**Your goal**
Repeat the listing that follows, character for character, minus the pictures.

────────────────

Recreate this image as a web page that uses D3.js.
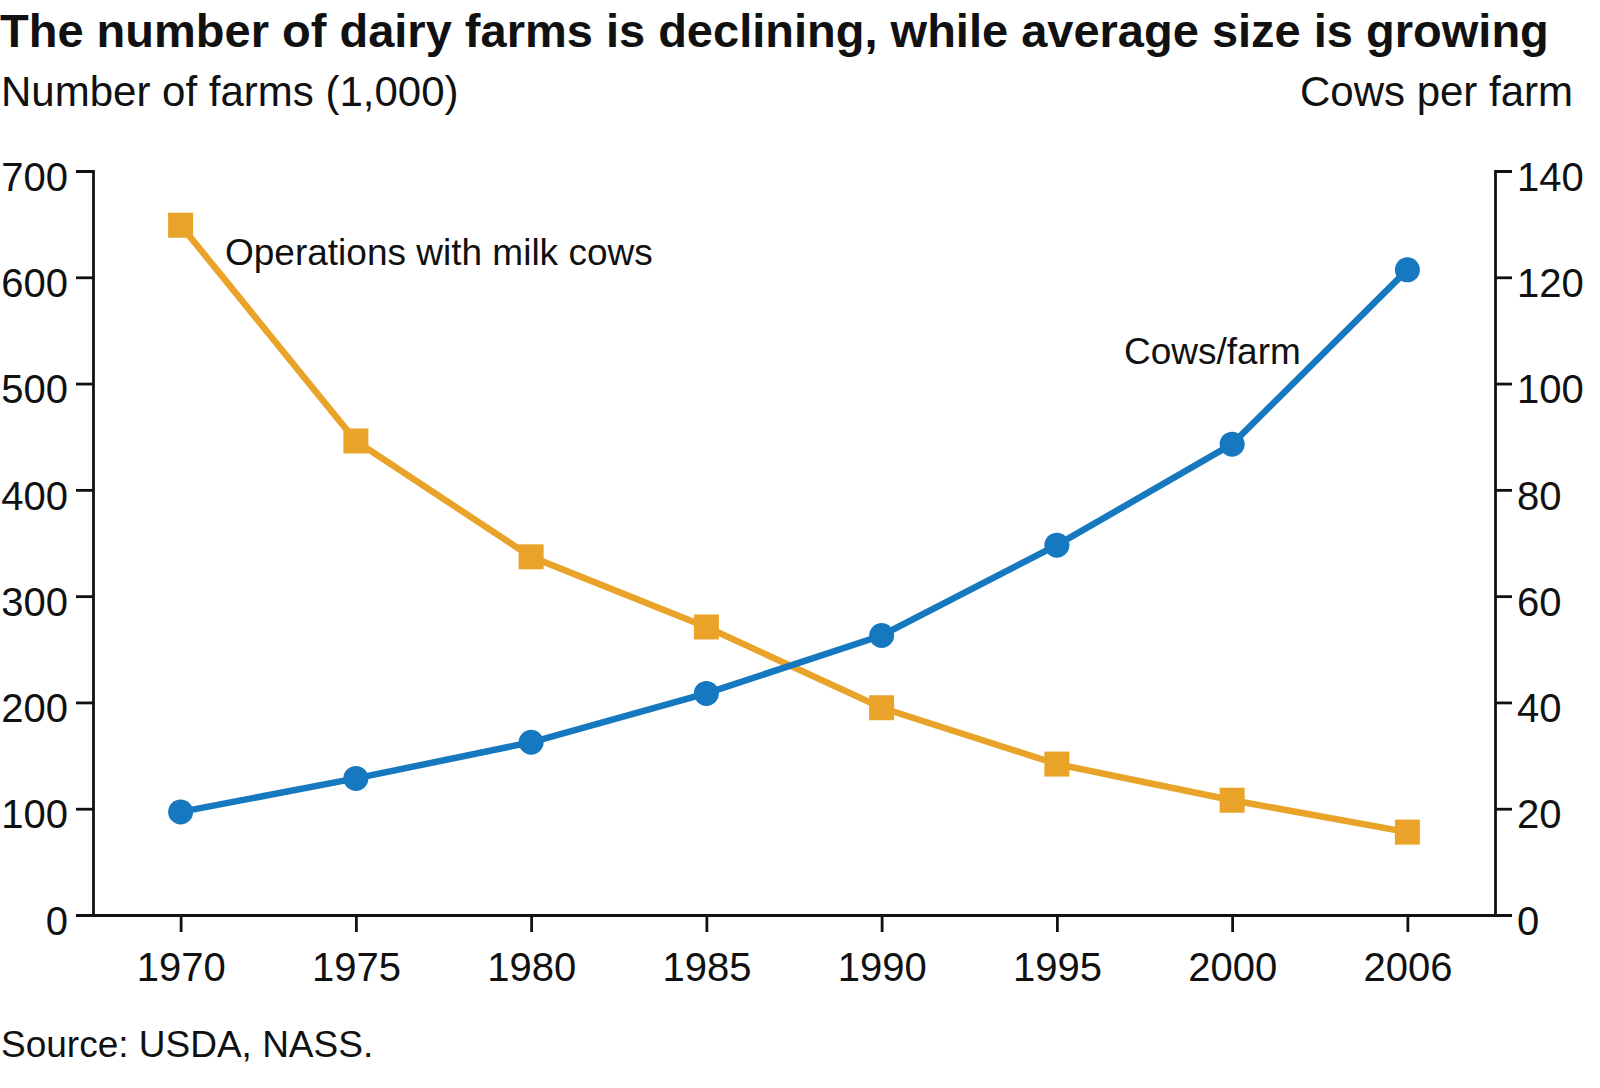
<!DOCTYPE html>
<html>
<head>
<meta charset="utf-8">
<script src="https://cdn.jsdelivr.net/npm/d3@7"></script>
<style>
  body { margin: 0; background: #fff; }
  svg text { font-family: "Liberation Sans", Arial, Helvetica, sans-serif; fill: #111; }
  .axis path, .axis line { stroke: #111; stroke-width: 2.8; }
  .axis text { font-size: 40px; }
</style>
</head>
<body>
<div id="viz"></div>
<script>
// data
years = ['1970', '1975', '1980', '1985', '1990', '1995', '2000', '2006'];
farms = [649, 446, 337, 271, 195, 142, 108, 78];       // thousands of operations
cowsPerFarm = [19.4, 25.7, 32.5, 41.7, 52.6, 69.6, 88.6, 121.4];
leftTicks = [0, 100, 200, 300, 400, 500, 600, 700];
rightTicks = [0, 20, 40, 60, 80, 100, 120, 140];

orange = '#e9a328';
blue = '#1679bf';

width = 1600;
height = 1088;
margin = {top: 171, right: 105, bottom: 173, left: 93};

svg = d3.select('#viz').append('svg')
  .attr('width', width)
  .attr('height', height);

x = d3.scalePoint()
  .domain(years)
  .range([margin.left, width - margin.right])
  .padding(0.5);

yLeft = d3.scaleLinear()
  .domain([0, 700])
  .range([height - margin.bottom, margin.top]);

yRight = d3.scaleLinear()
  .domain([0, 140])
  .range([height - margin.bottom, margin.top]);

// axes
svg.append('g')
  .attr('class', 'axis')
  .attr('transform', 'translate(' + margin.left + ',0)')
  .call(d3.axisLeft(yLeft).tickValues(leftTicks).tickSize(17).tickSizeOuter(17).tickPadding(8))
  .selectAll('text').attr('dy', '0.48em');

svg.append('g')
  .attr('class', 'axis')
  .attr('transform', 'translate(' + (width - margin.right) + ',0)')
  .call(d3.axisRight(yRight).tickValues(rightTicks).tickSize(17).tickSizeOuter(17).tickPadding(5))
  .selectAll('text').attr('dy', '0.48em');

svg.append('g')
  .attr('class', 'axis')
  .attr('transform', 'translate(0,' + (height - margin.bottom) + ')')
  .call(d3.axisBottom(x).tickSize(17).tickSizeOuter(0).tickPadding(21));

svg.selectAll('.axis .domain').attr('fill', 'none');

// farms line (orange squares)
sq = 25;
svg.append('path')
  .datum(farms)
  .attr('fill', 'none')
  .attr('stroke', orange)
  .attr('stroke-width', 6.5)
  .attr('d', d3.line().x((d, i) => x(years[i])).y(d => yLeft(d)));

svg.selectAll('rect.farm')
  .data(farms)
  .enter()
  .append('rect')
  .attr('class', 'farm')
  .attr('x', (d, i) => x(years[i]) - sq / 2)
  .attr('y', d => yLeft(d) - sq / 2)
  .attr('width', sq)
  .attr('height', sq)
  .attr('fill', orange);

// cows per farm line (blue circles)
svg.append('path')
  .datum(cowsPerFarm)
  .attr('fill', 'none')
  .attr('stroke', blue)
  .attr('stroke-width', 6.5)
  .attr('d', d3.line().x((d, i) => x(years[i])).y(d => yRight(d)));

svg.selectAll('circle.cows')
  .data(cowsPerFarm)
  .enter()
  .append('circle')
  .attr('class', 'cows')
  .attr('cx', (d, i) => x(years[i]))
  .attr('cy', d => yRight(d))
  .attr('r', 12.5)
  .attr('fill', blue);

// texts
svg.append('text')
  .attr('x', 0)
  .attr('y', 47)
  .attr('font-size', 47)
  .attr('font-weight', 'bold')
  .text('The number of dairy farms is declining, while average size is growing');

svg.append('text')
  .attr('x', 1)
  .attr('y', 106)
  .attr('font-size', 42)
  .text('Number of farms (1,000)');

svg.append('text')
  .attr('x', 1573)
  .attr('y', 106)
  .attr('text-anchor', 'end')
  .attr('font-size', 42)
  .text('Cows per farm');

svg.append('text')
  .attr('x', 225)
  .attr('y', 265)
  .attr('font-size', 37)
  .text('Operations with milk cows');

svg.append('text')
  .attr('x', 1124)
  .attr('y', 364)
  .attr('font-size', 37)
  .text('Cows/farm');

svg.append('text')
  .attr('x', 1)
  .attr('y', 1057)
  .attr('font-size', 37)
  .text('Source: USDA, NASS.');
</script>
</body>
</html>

────────────────

**Exercise result**
Recreate this image as a web page that uses D3.js.
<!DOCTYPE html>
<html>
<head>
<meta charset="utf-8">
<script src="https://cdn.jsdelivr.net/npm/d3@7"></script>
<style>
  body { margin: 0; background: #fff; }
  svg text { font-family: "Liberation Sans", Arial, Helvetica, sans-serif; fill: #111; }
  .axis path, .axis line { stroke: #111; stroke-width: 2.8; }
  .axis text { font-size: 40px; }
</style>
</head>
<body>
<div id="viz"></div>
<script>
// data
years = ['1970', '1975', '1980', '1985', '1990', '1995', '2000', '2006'];
farms = [649, 446, 337, 271, 195, 142, 108, 78];       // thousands of operations
cowsPerFarm = [19.4, 25.7, 32.5, 41.7, 52.6, 69.6, 88.6, 121.4];
leftTicks = [0, 100, 200, 300, 400, 500, 600, 700];
rightTicks = [0, 20, 40, 60, 80, 100, 120, 140];

orange = '#e9a328';
blue = '#1679bf';

width = 1600;
height = 1088;
margin = {top: 171, right: 105, bottom: 173, left: 93};

svg = d3.select('#viz').append('svg')
  .attr('width', width)
  .attr('height', height);

x = d3.scalePoint()
  .domain(years)
  .range([margin.left, width - margin.right])
  .padding(0.5);

yLeft = d3.scaleLinear()
  .domain([0, 700])
  .range([height - margin.bottom, margin.top]);

yRight = d3.scaleLinear()
  .domain([0, 140])
  .range([height - margin.bottom, margin.top]);

// axes
svg.append('g')
  .attr('class', 'axis')
  .attr('transform', 'translate(' + margin.left + ',0)')
  .call(d3.axisLeft(yLeft).tickValues(leftTicks).tickSize(17).tickSizeOuter(17).tickPadding(8))
  .selectAll('text').attr('dy', '0.48em');

svg.append('g')
  .attr('class', 'axis')
  .attr('transform', 'translate(' + (width - margin.right) + ',0)')
  .call(d3.axisRight(yRight).tickValues(rightTicks).tickSize(17).tickSizeOuter(17).tickPadding(5))
  .selectAll('text').attr('dy', '0.48em');

svg.append('g')
  .attr('class', 'axis')
  .attr('transform', 'translate(0,' + (height - margin.bottom) + ')')
  .call(d3.axisBottom(x).tickSize(17).tickSizeOuter(0).tickPadding(21));

svg.selectAll('.axis .domain').attr('fill', 'none');

// farms line (orange squares)
sq = 25;
svg.append('path')
  .datum(farms)
  .attr('fill', 'none')
  .attr('stroke', orange)
  .attr('stroke-width', 6.5)
  .attr('d', d3.line().x((d, i) => x(years[i])).y(d => yLeft(d)));

svg.selectAll('rect.farm')
  .data(farms)
  .enter()
  .append('rect')
  .attr('class', 'farm')
  .attr('x', (d, i) => x(years[i]) - sq / 2)
  .attr('y', d => yLeft(d) - sq / 2)
  .attr('width', sq)
  .attr('height', sq)
  .attr('fill', orange);

// cows per farm line (blue circles)
svg.append('path')
  .datum(cowsPerFarm)
  .attr('fill', 'none')
  .attr('stroke', blue)
  .attr('stroke-width', 6.5)
  .attr('d', d3.line().x((d, i) => x(years[i])).y(d => yRight(d)));

svg.selectAll('circle.cows')
  .data(cowsPerFarm)
  .enter()
  .append('circle')
  .attr('class', 'cows')
  .attr('cx', (d, i) => x(years[i]))
  .attr('cy', d => yRight(d))
  .attr('r', 12.5)
  .attr('fill', blue);

// texts
svg.append('text')
  .attr('x', 0)
  .attr('y', 47)
  .attr('font-size', 47)
  .attr('font-weight', 'bold')
  .text('The number of dairy farms is declining, while average size is growing');

svg.append('text')
  .attr('x', 1)
  .attr('y', 106)
  .attr('font-size', 42)
  .text('Number of farms (1,000)');

svg.append('text')
  .attr('x', 1573)
  .attr('y', 106)
  .attr('text-anchor', 'end')
  .attr('font-size', 42)
  .text('Cows per farm');

svg.append('text')
  .attr('x', 225)
  .attr('y', 265)
  .attr('font-size', 37)
  .text('Operations with milk cows');

svg.append('text')
  .attr('x', 1124)
  .attr('y', 364)
  .attr('font-size', 37)
  .text('Cows/farm');

svg.append('text')
  .attr('x', 1)
  .attr('y', 1057)
  .attr('font-size', 37)
  .text('Source: USDA, NASS.');
</script>
</body>
</html>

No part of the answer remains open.